The smartphone industry offers a clear example. From component supply and contract manufacturing to algorithm adaptation and application ecosystem development, upstream and downstream firms collaborate efficiently and complement one another throughout the value chain. Supported by this open and coordinated industrial ecosystem, China has been able to continuously amplify its overall innovation efficiency.

 

The DSIS Model: Decoding the Core Logic of China's Innovation System

Departing from the traditional linear model of innovation centered on isolated R&D, the study finds that China's innovation system follows the DSIS (Directed Syncretic Innovation System) model — a dynamic system that continuously evolves through learning and feedback loops.

 

Driven by strong capabilities in knowledge absorption and recombination, industries are able to move from borrowing external technologies to building indigenous capabilities.

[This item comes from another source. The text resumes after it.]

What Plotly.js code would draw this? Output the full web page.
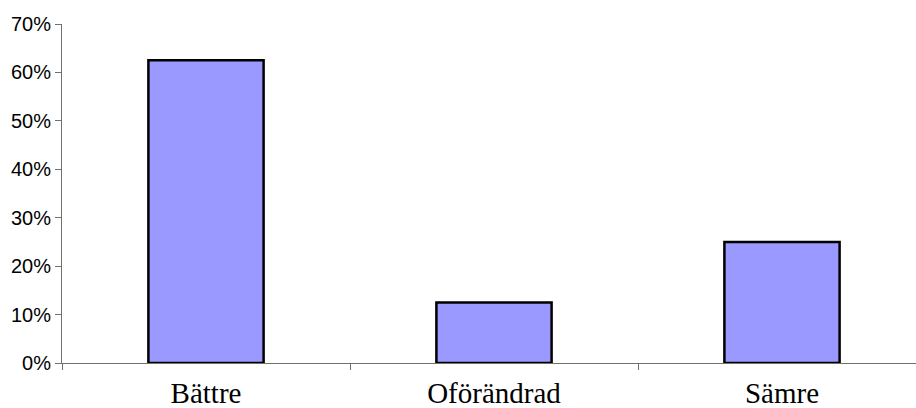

At the same time, unlike resource-driven innovation paradigms, constraints in resources, markets, and institutions have not hindered industrial development. Instead, they have pushed firms to create innovations that are low-cost, highly adaptable, and strongly application-oriented.

 

Meanwhile, distributed industrial-network collaboration breaks through hierarchical barriers and significantly accelerates the pace of innovation iteration. A normalized trial-and-error feedback mechanism allows products and business models to be continuously refined through real-world implementation, enabling them to respond precisely to shifting market demands.

 

Ultimately, the system forms a distinctive order that combines state-directed guidance with market-driven exploration, establishing the underlying logic of China's innovation model.

 


Innovation Does Not Have a Single Formula

For a long time, global discourse and evaluation standards of innovation have been largely defined by Western models that emphasize from-scratch originality and heavy resource investment. However, this study offers a different perspective: there is never a single standard answer to innovation.

 

Leveraging their own development endowments, late-developing economies can also chart distinct paths of innovation-driven catch-up through continuous learning and iteration, constraint-induced breakthroughs, and collaborative industrial ecosystems.

 

The practical experience of China's innovation journey not only reshapes external perceptions of China's innovative capacity, but also provides new developmental insights for many emerging economies. In doing so, it contributes to a more diverse and multidimensional global innovation landscape.